Repeat, exactly and in full, the lines of the listing below, but without any pictures.

..........

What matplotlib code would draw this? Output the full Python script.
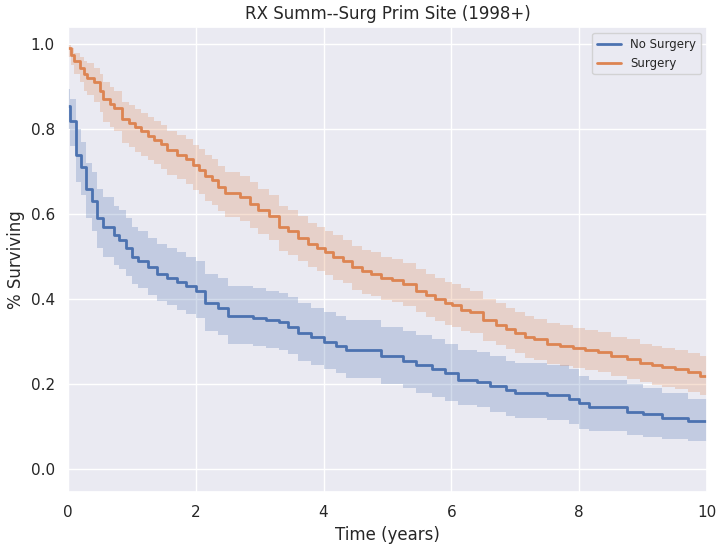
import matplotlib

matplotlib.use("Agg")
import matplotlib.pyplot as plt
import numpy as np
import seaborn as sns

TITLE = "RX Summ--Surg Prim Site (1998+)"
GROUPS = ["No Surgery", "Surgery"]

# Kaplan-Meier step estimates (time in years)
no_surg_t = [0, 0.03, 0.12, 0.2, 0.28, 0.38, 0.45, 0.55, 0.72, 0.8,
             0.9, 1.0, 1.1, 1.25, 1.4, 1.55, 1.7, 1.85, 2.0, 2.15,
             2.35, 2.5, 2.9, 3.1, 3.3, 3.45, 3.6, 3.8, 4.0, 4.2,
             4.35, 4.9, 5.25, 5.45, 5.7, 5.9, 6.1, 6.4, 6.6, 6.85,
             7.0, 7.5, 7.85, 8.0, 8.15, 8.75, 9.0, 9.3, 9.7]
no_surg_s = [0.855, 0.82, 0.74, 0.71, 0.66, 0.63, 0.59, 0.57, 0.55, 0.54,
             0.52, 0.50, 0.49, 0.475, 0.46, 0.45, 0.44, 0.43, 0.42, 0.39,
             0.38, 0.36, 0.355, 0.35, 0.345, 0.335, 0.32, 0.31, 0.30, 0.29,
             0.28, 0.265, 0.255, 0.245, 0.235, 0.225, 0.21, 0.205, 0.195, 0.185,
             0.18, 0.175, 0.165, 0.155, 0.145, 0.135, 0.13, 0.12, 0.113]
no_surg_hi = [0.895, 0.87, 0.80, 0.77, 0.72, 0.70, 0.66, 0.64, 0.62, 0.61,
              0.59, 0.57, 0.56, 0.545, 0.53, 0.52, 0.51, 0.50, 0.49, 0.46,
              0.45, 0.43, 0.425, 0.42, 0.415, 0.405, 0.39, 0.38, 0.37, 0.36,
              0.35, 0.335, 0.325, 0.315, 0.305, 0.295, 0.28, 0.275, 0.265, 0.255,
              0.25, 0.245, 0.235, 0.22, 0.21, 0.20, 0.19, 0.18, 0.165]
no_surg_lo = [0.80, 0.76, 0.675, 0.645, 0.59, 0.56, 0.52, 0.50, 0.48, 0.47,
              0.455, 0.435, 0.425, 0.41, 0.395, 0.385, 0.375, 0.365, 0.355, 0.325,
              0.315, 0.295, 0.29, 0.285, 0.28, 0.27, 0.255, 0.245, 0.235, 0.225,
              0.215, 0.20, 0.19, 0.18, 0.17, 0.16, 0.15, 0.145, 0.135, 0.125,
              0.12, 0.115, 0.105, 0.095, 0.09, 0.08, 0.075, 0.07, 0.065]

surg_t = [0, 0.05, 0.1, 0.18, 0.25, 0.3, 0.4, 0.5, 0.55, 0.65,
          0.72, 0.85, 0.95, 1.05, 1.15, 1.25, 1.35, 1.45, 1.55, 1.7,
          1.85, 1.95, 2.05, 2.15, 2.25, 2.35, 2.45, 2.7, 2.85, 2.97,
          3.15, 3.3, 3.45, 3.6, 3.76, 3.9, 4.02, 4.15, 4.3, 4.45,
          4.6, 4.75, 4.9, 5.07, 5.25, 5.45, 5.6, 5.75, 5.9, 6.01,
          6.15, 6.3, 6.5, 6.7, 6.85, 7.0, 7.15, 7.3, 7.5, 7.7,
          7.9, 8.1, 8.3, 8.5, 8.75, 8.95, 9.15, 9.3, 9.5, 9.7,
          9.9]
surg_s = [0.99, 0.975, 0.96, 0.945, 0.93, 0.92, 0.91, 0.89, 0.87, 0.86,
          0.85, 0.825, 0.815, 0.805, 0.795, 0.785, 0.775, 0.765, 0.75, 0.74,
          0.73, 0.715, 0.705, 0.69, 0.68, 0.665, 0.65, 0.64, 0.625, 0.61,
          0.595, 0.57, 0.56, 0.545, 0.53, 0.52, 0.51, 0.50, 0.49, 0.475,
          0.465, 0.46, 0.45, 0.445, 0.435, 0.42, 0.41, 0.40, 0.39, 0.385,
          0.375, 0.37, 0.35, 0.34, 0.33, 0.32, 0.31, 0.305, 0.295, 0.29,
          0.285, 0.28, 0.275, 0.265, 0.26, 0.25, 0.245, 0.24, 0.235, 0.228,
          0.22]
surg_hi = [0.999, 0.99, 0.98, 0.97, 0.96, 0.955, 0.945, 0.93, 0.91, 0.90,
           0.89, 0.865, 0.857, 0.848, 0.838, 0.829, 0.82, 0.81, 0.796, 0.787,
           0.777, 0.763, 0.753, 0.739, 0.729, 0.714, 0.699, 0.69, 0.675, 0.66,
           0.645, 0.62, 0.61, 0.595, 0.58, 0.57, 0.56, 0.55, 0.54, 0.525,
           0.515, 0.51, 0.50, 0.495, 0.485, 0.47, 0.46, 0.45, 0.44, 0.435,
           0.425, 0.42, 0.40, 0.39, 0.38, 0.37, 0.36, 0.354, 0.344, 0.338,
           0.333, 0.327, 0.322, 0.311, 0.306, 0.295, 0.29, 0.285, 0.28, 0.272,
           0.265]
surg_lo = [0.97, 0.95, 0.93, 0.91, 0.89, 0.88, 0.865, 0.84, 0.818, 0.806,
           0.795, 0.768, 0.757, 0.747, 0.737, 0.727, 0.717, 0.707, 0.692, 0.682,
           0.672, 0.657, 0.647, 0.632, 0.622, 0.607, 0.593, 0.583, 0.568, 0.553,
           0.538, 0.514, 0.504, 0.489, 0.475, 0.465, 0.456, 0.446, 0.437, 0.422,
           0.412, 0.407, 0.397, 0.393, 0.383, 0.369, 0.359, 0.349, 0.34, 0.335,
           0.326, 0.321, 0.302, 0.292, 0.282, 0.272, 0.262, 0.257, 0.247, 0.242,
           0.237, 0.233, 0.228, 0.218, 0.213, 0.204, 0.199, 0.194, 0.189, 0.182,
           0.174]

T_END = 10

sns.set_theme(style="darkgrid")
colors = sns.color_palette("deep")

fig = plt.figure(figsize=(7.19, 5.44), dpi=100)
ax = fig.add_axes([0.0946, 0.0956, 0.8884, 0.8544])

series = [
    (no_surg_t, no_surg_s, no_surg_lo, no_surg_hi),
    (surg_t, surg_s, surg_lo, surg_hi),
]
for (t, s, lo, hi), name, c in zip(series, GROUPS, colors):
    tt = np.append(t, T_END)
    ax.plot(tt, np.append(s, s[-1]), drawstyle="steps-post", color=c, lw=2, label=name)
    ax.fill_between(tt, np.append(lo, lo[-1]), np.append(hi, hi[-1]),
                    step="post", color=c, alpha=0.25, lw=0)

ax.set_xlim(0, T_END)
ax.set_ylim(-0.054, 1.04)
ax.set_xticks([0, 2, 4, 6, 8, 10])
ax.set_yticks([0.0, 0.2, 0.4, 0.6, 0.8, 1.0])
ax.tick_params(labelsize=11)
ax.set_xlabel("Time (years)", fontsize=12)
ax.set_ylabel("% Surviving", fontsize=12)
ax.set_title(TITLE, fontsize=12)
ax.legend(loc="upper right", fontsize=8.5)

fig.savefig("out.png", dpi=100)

..........

■ Worked solution:
What matplotlib code would draw this? Output the full Python script.
import matplotlib

matplotlib.use("Agg")
import matplotlib.pyplot as plt
import numpy as np
import seaborn as sns

TITLE = "RX Summ--Surg Prim Site (1998+)"
GROUPS = ["No Surgery", "Surgery"]

# Kaplan-Meier step estimates (time in years)
no_surg_t = [0, 0.03, 0.12, 0.2, 0.28, 0.38, 0.45, 0.55, 0.72, 0.8,
             0.9, 1.0, 1.1, 1.25, 1.4, 1.55, 1.7, 1.85, 2.0, 2.15,
             2.35, 2.5, 2.9, 3.1, 3.3, 3.45, 3.6, 3.8, 4.0, 4.2,
             4.35, 4.9, 5.25, 5.45, 5.7, 5.9, 6.1, 6.4, 6.6, 6.85,
             7.0, 7.5, 7.85, 8.0, 8.15, 8.75, 9.0, 9.3, 9.7]
no_surg_s = [0.855, 0.82, 0.74, 0.71, 0.66, 0.63, 0.59, 0.57, 0.55, 0.54,
             0.52, 0.50, 0.49, 0.475, 0.46, 0.45, 0.44, 0.43, 0.42, 0.39,
             0.38, 0.36, 0.355, 0.35, 0.345, 0.335, 0.32, 0.31, 0.30, 0.29,
             0.28, 0.265, 0.255, 0.245, 0.235, 0.225, 0.21, 0.205, 0.195, 0.185,
             0.18, 0.175, 0.165, 0.155, 0.145, 0.135, 0.13, 0.12, 0.113]
no_surg_hi = [0.895, 0.87, 0.80, 0.77, 0.72, 0.70, 0.66, 0.64, 0.62, 0.61,
              0.59, 0.57, 0.56, 0.545, 0.53, 0.52, 0.51, 0.50, 0.49, 0.46,
              0.45, 0.43, 0.425, 0.42, 0.415, 0.405, 0.39, 0.38, 0.37, 0.36,
              0.35, 0.335, 0.325, 0.315, 0.305, 0.295, 0.28, 0.275, 0.265, 0.255,
              0.25, 0.245, 0.235, 0.22, 0.21, 0.20, 0.19, 0.18, 0.165]
no_surg_lo = [0.80, 0.76, 0.675, 0.645, 0.59, 0.56, 0.52, 0.50, 0.48, 0.47,
              0.455, 0.435, 0.425, 0.41, 0.395, 0.385, 0.375, 0.365, 0.355, 0.325,
              0.315, 0.295, 0.29, 0.285, 0.28, 0.27, 0.255, 0.245, 0.235, 0.225,
              0.215, 0.20, 0.19, 0.18, 0.17, 0.16, 0.15, 0.145, 0.135, 0.125,
              0.12, 0.115, 0.105, 0.095, 0.09, 0.08, 0.075, 0.07, 0.065]

surg_t = [0, 0.05, 0.1, 0.18, 0.25, 0.3, 0.4, 0.5, 0.55, 0.65,
          0.72, 0.85, 0.95, 1.05, 1.15, 1.25, 1.35, 1.45, 1.55, 1.7,
          1.85, 1.95, 2.05, 2.15, 2.25, 2.35, 2.45, 2.7, 2.85, 2.97,
          3.15, 3.3, 3.45, 3.6, 3.76, 3.9, 4.02, 4.15, 4.3, 4.45,
          4.6, 4.75, 4.9, 5.07, 5.25, 5.45, 5.6, 5.75, 5.9, 6.01,
          6.15, 6.3, 6.5, 6.7, 6.85, 7.0, 7.15, 7.3, 7.5, 7.7,
          7.9, 8.1, 8.3, 8.5, 8.75, 8.95, 9.15, 9.3, 9.5, 9.7,
          9.9]
surg_s = [0.99, 0.975, 0.96, 0.945, 0.93, 0.92, 0.91, 0.89, 0.87, 0.86,
          0.85, 0.825, 0.815, 0.805, 0.795, 0.785, 0.775, 0.765, 0.75, 0.74,
          0.73, 0.715, 0.705, 0.69, 0.68, 0.665, 0.65, 0.64, 0.625, 0.61,
          0.595, 0.57, 0.56, 0.545, 0.53, 0.52, 0.51, 0.50, 0.49, 0.475,
          0.465, 0.46, 0.45, 0.445, 0.435, 0.42, 0.41, 0.40, 0.39, 0.385,
          0.375, 0.37, 0.35, 0.34, 0.33, 0.32, 0.31, 0.305, 0.295, 0.29,
          0.285, 0.28, 0.275, 0.265, 0.26, 0.25, 0.245, 0.24, 0.235, 0.228,
          0.22]
surg_hi = [0.999, 0.99, 0.98, 0.97, 0.96, 0.955, 0.945, 0.93, 0.91, 0.90,
           0.89, 0.865, 0.857, 0.848, 0.838, 0.829, 0.82, 0.81, 0.796, 0.787,
           0.777, 0.763, 0.753, 0.739, 0.729, 0.714, 0.699, 0.69, 0.675, 0.66,
           0.645, 0.62, 0.61, 0.595, 0.58, 0.57, 0.56, 0.55, 0.54, 0.525,
           0.515, 0.51, 0.50, 0.495, 0.485, 0.47, 0.46, 0.45, 0.44, 0.435,
           0.425, 0.42, 0.40, 0.39, 0.38, 0.37, 0.36, 0.354, 0.344, 0.338,
           0.333, 0.327, 0.322, 0.311, 0.306, 0.295, 0.29, 0.285, 0.28, 0.272,
           0.265]
surg_lo = [0.97, 0.95, 0.93, 0.91, 0.89, 0.88, 0.865, 0.84, 0.818, 0.806,
           0.795, 0.768, 0.757, 0.747, 0.737, 0.727, 0.717, 0.707, 0.692, 0.682,
           0.672, 0.657, 0.647, 0.632, 0.622, 0.607, 0.593, 0.583, 0.568, 0.553,
           0.538, 0.514, 0.504, 0.489, 0.475, 0.465, 0.456, 0.446, 0.437, 0.422,
           0.412, 0.407, 0.397, 0.393, 0.383, 0.369, 0.359, 0.349, 0.34, 0.335,
           0.326, 0.321, 0.302, 0.292, 0.282, 0.272, 0.262, 0.257, 0.247, 0.242,
           0.237, 0.233, 0.228, 0.218, 0.213, 0.204, 0.199, 0.194, 0.189, 0.182,
           0.174]

T_END = 10

sns.set_theme(style="darkgrid")
colors = sns.color_palette("deep")

fig = plt.figure(figsize=(7.19, 5.44), dpi=100)
ax = fig.add_axes([0.0946, 0.0956, 0.8884, 0.8544])

series = [
    (no_surg_t, no_surg_s, no_surg_lo, no_surg_hi),
    (surg_t, surg_s, surg_lo, surg_hi),
]
for (t, s, lo, hi), name, c in zip(series, GROUPS, colors):
    tt = np.append(t, T_END)
    ax.plot(tt, np.append(s, s[-1]), drawstyle="steps-post", color=c, lw=2, label=name)
    ax.fill_between(tt, np.append(lo, lo[-1]), np.append(hi, hi[-1]),
                    step="post", color=c, alpha=0.25, lw=0)

ax.set_xlim(0, T_END)
ax.set_ylim(-0.054, 1.04)
ax.set_xticks([0, 2, 4, 6, 8, 10])
ax.set_yticks([0.0, 0.2, 0.4, 0.6, 0.8, 1.0])
ax.tick_params(labelsize=11)
ax.set_xlabel("Time (years)", fontsize=12)
ax.set_ylabel("% Surviving", fontsize=12)
ax.set_title(TITLE, fontsize=12)
ax.legend(loc="upper right", fontsize=8.5)

fig.savefig("out.png", dpi=100)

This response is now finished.